The theme of this year’s festival is the famous photograph of the CMS. The CMS (Compact Muon Solenoid) experiment is one of the four particle detectors at CERN’s Large Hadron Collider (LHC). CMS is 25 metres long, has a diameter of 20 metres and consists of eleven discs that can be slid apart.
In 2008, the physicist, photographer and artist Michael Hoch had the idea of taking a life-size photograph of one of these discs. As it turned out, this required 210 individual photographs, which were eventually stitched together. For a whole day, Hoch, together with a colleague, the CERN photographer Maximilien Brice, ‘scanned’ the surface of the disc in question, step by step, centimetre by centimetre, from top left to bottom right, with the aid of a lifting platform. As a result, even the cable labels are now legible.
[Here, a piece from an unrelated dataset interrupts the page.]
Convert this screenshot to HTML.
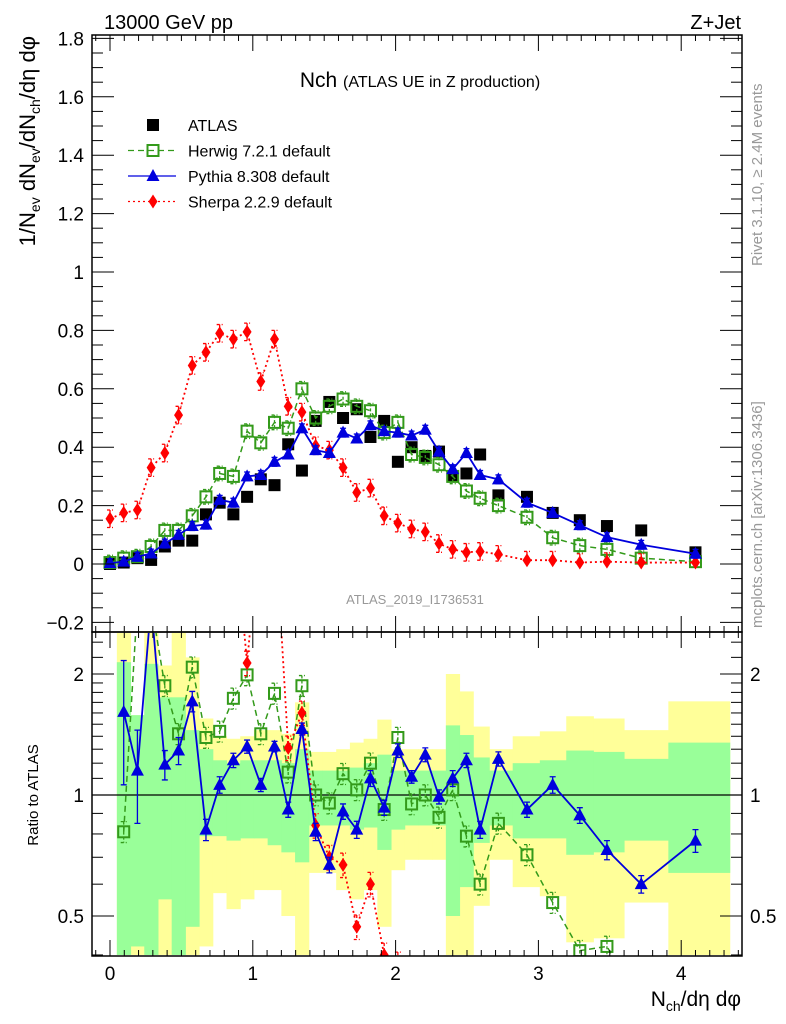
<!DOCTYPE html>
<html><head><meta charset="utf-8">
<style>
html,body{margin:0;padding:0;background:#fff;}
svg{display:block;font-family:"Liberation Sans",sans-serif;}
</style></head>
<body>
<svg id="chart" width="786" height="1024" viewBox="0 0 786 1024" xmlns="http://www.w3.org/2000/svg">
<defs>
<clipPath id="clipMain"><rect x="92" y="35" width="650" height="597"/></clipPath>
<clipPath id="clipRatio"><rect x="92" y="633" width="650" height="323"/></clipPath>
</defs>
<g id="bands" clip-path="url(#clipRatio)"></g>
<g id="plotMain" clip-path="url(#clipMain)"></g>
<g id="plotRatio" clip-path="url(#clipRatio)"></g>
<g id="axes"></g>
<text x="104" y="29" font-size="20">13000 GeV pp</text>
<text x="741" y="29" font-size="20" text-anchor="end">Z+Jet</text>
<text x="420" y="87" font-size="21" text-anchor="middle">Nch <tspan font-size="16">(ATLAS UE in Z production)</tspan></text>
<text x="415" y="604" font-size="13" fill="#999" text-anchor="middle">ATLAS_2019_I1736531</text>
<text transform="translate(762,266) rotate(-90)" font-size="15" fill="#999">Rivet 3.1.10, ≥ 2.4M events</text>
<text transform="translate(762,628) rotate(-90)" font-size="15" fill="#999">mcplots.cern.ch [arXiv:1306.3436]</text>
<text transform="translate(35,36) rotate(-90)" font-size="22" text-anchor="end">1/N<tspan font-size="14" dy="5">ev</tspan><tspan dy="-5"> dN</tspan><tspan font-size="14" dy="5">ev</tspan><tspan dy="-5">/dN</tspan><tspan font-size="14" dy="5">ch</tspan><tspan dy="-5">/dη dφ</tspan></text>
<text transform="translate(38,795) rotate(-90)" font-size="15" text-anchor="middle">Ratio to ATLAS</text>
<text x="741" y="1006" font-size="21" text-anchor="end">N<tspan font-size="14" dy="5">ch</tspan><tspan dy="-5">/dη dφ</tspan></text>
<g id="legend"></g>
</svg>
<script>
const xVals = [0,0.096,0.192,0.288,0.384,0.48,0.576,0.672,0.768,0.864,0.96,1.056,1.152,1.248,1.344,1.44,1.536,1.632,1.728,1.824,1.92,2.016,2.112,2.208,2.304,2.4,2.496,2.592,2.72,2.92,3.10,3.29,3.48,3.72,4.10];
const atlasVals = [0.0,0.005,0.02,0.014,0.06,0.08,0.08,0.17,0.21,0.17,0.23,0.29,0.27,0.41,0.32,0.49,0.555,0.50,0.53,0.435,0.49,0.35,0.40,0.37,0.385,0.30,0.31,0.375,0.235,0.23,0.175,0.15,0.13,0.115,0.04];
const herwigVals = [0.005,0.02,0.025,0.06,0.115,0.115,0.165,0.23,0.31,0.30,0.455,0.415,0.485,0.465,0.60,0.50,0.54,0.565,0.54,0.525,0.45,0.485,0.375,0.365,0.34,0.30,0.25,0.225,0.20,0.16,0.09,0.063,0.05,0.02,0.008];
const pythiaVals = [0.003,0.008,0.025,0.036,0.07,0.10,0.13,0.135,0.22,0.21,0.30,0.305,0.35,0.375,0.465,0.39,0.38,0.45,0.43,0.475,0.455,0.45,0.44,0.46,0.385,0.325,0.38,0.305,0.29,0.21,0.175,0.133,0.092,0.066,0.035];
const sherpaVals = [0.155,0.175,0.185,0.33,0.38,0.51,0.68,0.725,0.79,0.77,0.795,0.625,0.77,0.54,0.52,0.405,0.39,0.33,0.245,0.26,0.165,0.14,0.12,0.11,0.07,0.05,0.04,0.043,0.033,0.013,0.013,0.005,0.008,0.005,0.005];
// ratio panel (bins 1..34)
const ratioX = xVals.slice(1);
const herwigRatio = [0.81,3.0,3.0,1.87,1.42,2.08,1.39,1.44,1.74,1.99,1.42,1.79,1.14,1.87,1.0,0.955,1.13,1.03,1.20,0.92,1.39,0.95,1.0,0.88,1.03,0.79,0.60,0.85,0.71,0.54,0.41,0.42,0.3,0.3];
const pythiaRatio = [1.61,1.15,3.0,1.19,1.29,1.71,0.82,1.06,1.22,1.32,1.06,1.32,0.92,1.46,0.81,0.67,0.91,0.82,1.10,0.93,1.29,1.11,1.26,0.99,1.10,1.22,0.82,1.23,0.92,1.06,0.89,0.73,0.60,0.77];
const pythiaRatioErr = [0.55,0.3,0.1,0.1,0.1,0.1,0.05,0.05,0.05,0.05,0.04,0.04,0.04,0.05,0.04,0.03,0.04,0.04,0.05,0.04,0.05,0.04,0.05,0.04,0.05,0.05,0.04,0.05,0.04,0.05,0.04,0.04,0.03,0.05];
const sherpaRatio = [5,5,5,5,5,5,5,5,5,2.13,5,5,1.31,1.6,0.84,0.70,0.67,0.47,0.60,0.40,0.38,0.3,0.3,0.3,0.3,0.3,0.3,0.3,0.3,0.3,0.3,0.3,0.3,0.3];
const greenHi = [2.14,1.58,2.12,1.75,1.75,1.45,1.30,1.22,1.20,1.22,1.22,1.22,1.20,1.30,1.15,1.15,1.15,1.17,1.20,1.26,1.15,1.15,1.15,1.15,1.49,1.41,1.24,1.15,1.20,1.22,1.29,1.28,1.23,1.35];
const greenLo = [0.4,0.42,0.4,0.55,0.4,0.47,0.79,0.79,0.77,0.78,0.78,0.75,0.72,0.68,0.84,0.84,0.84,0.82,0.83,0.73,0.82,0.84,0.84,0.84,0.5,0.59,0.76,0.84,0.78,0.78,0.71,0.72,0.77,0.64];
const yellowHi = [2.6,1.58,2.6,2.1,2.6,2.2,1.55,1.40,1.38,1.40,1.45,1.45,1.42,1.70,1.28,1.28,1.30,1.35,1.38,1.54,1.30,1.30,1.30,1.30,2.0,1.81,1.48,1.30,1.40,1.44,1.57,1.55,1.45,1.71];
const yellowLo = [0.4,0.4,0.4,0.4,0.4,0.4,0.42,0.57,0.52,0.55,0.58,0.58,0.5,0.4,0.64,0.64,0.58,0.55,0.58,0.47,0.65,0.69,0.69,0.69,0.4,0.4,0.53,0.69,0.59,0.56,0.43,0.44,0.54,0.4];
const yTicksMain = ["−0.2","0","0.2","0.4","0.6","0.8","1","1.2","1.4","1.6","1.8"];
const yTickValsMain = [-0.2,0,0.2,0.4,0.6,0.8,1,1.2,1.4,1.6,1.8];
const xTickLabels = ["0","1","2","3","4"];
const ratioTickLabels = ["0.5","1","2"];
const ratioTickVals = [0.5,1,2];

const NS="http://www.w3.org/2000/svg";
const X = v => 110 + v*142.8;
const Ym = v => 564 - v*292;
const Yr = r => 795 - 121*Math.log2(r);
function mk(tag, attrs, parent){const e=document.createElementNS(NS,tag);for(const k in attrs)e.setAttribute(k,attrs[k]);parent.appendChild(e);return e;}
const axes=document.getElementById('axes'), gm=document.getElementById('plotMain'), gr=document.getElementById('plotRatio'), gb=document.getElementById('bands'), lg=document.getElementById('legend');

function edges(i){const x=ratioX;const l=i===0?x[0]-0.048:(x[i-1]+x[i])/2;const r=i===x.length-1?4.34:(x[i]+x[i+1])/2;return [l,r];}
ratioX.forEach((x,i)=>{const [l,r]=edges(i);
 const y=mk('rect',{x:X(l),y:Yr(yellowHi[i]),width:X(r)-X(l)+0.5,height:Yr(yellowLo[i])-Yr(yellowHi[i]),fill:'#ffff99'},gb);
 
 
});
ratioX.forEach((x,i)=>{const [l,r]=edges(i);
 const g=mk('rect',{x:X(l),y:Yr(greenHi[i]),width:X(r)-X(l)+0.5,height:Yr(greenLo[i])-Yr(greenHi[i]),fill:'#99ff99'},gb);
 
 
});
const one=mk('line',{x1:92,x2:742,y1:Yr(1),y2:Yr(1),stroke:'#000','stroke-width':1.3},gr);



const styles={
 herwig:{c:'#339a1a',dash:'6,4',w:1.5},
 pythia:{c:'#0000dd',dash:'',w:1.8},
 sherpa:{c:'#ff0000',dash:'2,3',w:1.8}
};
function marker(kind,cx,cy,parent,name){let e;
 if(kind==='atlas') e=mk('rect',{x:cx-6,y:cy-6,width:12,height:12,fill:'#000'},parent);
 else if(kind==='herwig') e=mk('rect',{x:cx-5.5,y:cy-5.5,width:11,height:11,fill:'none',stroke:styles.herwig.c,'stroke-width':2},parent);
 else if(kind==='pythia') e=mk('polygon',{points:`${cx},${cy-7} ${cx+6.5},${cy+5} ${cx-6.5},${cy+5}`,fill:styles.pythia.c},parent);
 else e=mk('polygon',{points:`${cx},${cy-7} ${cx+4.5},${cy} ${cx},${cy+7} ${cx-4.5},${cy}`,fill:styles.sherpa.c},parent);
 
 
 return e;}
function series(kind,xs,ys,Y,parent,err){
 if(kind!=='atlas'){const s=styles[kind];
  const p=mk('polyline',{points:xs.map((x,i)=>X(x)+','+Y(ys[i])).join(' '),fill:'none',stroke:s.c,'stroke-width':s.w,'stroke-dasharray':s.dash},parent);
  
  
  xs.forEach((x,i)=>{const e=err(ys[i],i);const a=Y(ys[i]+e),b=Y(Math.max(ys[i]-e,0.01));
   const eb=mk('path',{d:`M${X(x)},${a}V${b}M${X(x)-3},${a}h6M${X(x)-3},${b}h6`,stroke:s.c,'stroke-width':1.3,fill:'none','stroke-dasharray':kind==='pythia'?'':'3,2'},parent);
   
   });
 }
 xs.forEach((x,i)=>marker(kind,X(x),Y(ys[i]),parent,kind+'-point'));
}
series('atlas',xVals,atlasVals,Ym,gm);
series('herwig',xVals,herwigVals,Ym,gm,v=>0.025);
series('sherpa',xVals,sherpaVals,Ym,gm,v=>0.03);
series('pythia',xVals,pythiaVals,Ym,gm,v=>0.015);
series('herwig',ratioX,herwigRatio,Yr,gr,v=>v*0.06);
series('sherpa',ratioX,sherpaRatio,Yr,gr,v=>v*0.07);
series('pythia',ratioX,pythiaRatio,Yr,gr,(v,i)=>pythiaRatioErr[i]);

[[35,632],[632,956]].forEach(([t,b],k)=>{const f=mk('rect',{x:92,y:t,width:650,height:b-t,fill:'none',stroke:'#000','stroke-width':1.5},axes);
 
 });
function xticks(top,bottom){for(let k=-1;k<=44;k++){const v=k/10;const x=X(v);if(x<92||x>742)continue;const maj=k%10===0;const L=maj?16:6;
 mk('line',{x1:x,x2:x,y1:top,y2:top+L,stroke:'#000','stroke-width':1},axes);
 mk('line',{x1:x,x2:x,y1:bottom,y2:bottom-L,stroke:'#000','stroke-width':1},axes);}}
xticks(35,632);xticks(632,956);
xTickLabels.forEach((t,i)=>{const e=mk('text',{x:X(i),y:980,'font-size':19,'text-anchor':'middle'},axes);e.textContent=t;
 
 });
for(let k=-4;k<=36;k++){const v=k/20;const y=Ym(v);const maj=k%4===0;const L=maj?22:11;
 mk('line',{x1:92,x2:92+L,y1:y,y2:y,stroke:'#000','stroke-width':1},axes);
 mk('line',{x1:742,x2:742-L,y1:y,y2:y,stroke:'#000','stroke-width':1},axes);}
yTicksMain.forEach((t,i)=>{const e=mk('text',{x:84,y:Ym(yTickValsMain[i])+7,'font-size':19,'text-anchor':'end'},axes);e.textContent=t;
 
 });
[0.4,0.5,0.6,0.7,0.8,0.9,1,1.1,1.2,1.3,1.4,1.5,1.6,1.7,1.8,1.9,2,2.2,2.4].forEach(v=>{const y=Yr(v);const maj=(v===0.5||v===1||v===2);const L=maj?22:11;if(y<633||y>955)return;
 mk('line',{x1:92,x2:92+L,y1:y,y2:y,stroke:'#000','stroke-width':1},axes);
 mk('line',{x1:742,x2:742-L,y1:y,y2:y,stroke:'#000','stroke-width':1},axes);});
ratioTickLabels.forEach((t,i)=>{const y=Yr(ratioTickVals[i])+7;
 const a=mk('text',{x:84,y:y,'font-size':19,'text-anchor':'end'},axes);a.textContent=t;
 
 
 const b=mk('text',{x:750,y:y,'font-size':19},axes);b.textContent=t;
 
 });
const legItems=[['atlas','ATLAS'],['herwig','Herwig 7.2.1 default'],['pythia','Pythia 8.308 default'],['sherpa','Sherpa 2.2.9 default']];
legItems.forEach(([k,t],i)=>{const y=125+i*25.5;
 if(k!=='atlas'){const s=styles[k];const l=mk('line',{x1:128,x2:176,y1:y,y2:y,stroke:s.c,'stroke-width':1.3,'stroke-dasharray':s.dash},lg);
  
  }
 marker(k,153,y,lg,'legend-marker-'+k);
 const e=mk('text',{x:188,y:y+6,'font-size':16},lg);e.textContent=t;
 
 });
</script>
</body></html>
This artistic photograph, composed of 210 individual images, offers a perspective that is otherwise impossible to achieve – namely a frontal view – and shows the CMS experiment in all its splendour. The circular and geometric arrangement of the individual elements in their many different colours around the beamline – which usually runs exactly through the centre – has already reminded viewers of the famous rose window at Notre-Dame Cathedral in Paris and of a mandala.
Michael Hoch has already exhibited it in numerous locations around the world as part of collaborations with art@CMS/ORIGIN, to give people a sense of the scale of this truly impressive scientific instrument, which very few people are actually able to visit. Since 2012, the art@CMS/ORIGIN outreach programme has been bringing together the scientific community associated with CMS and related institutions with artists, art students and art teachers, with the aim of inspiring as many people as possible to take an interest in particle physics.
At the joint invitation of ORF musikprotokoll and steirischer herbst, a group of lecturers, researchers and students from the University of Music and Performing Arts Graz and the University of Graz travelled in January 2026 to the SciArt Dialogue Week 2026, organised by art@CMS/ORIGIN. The resulting artworks and theoretical insights will be presented as part of the ‘Supernova’ exhibition at the Museum of Folk Life and the symposium ‘Space, Time and Material: Trajectories between Art and Science’ at the Meerscheinschlössl during this year’s musikprotokoll.
Throughout the festival, the section of the photograph in question showing the centrepiece of the CMS Experiment will be on display on the wall in front of the Volkskundemuseum.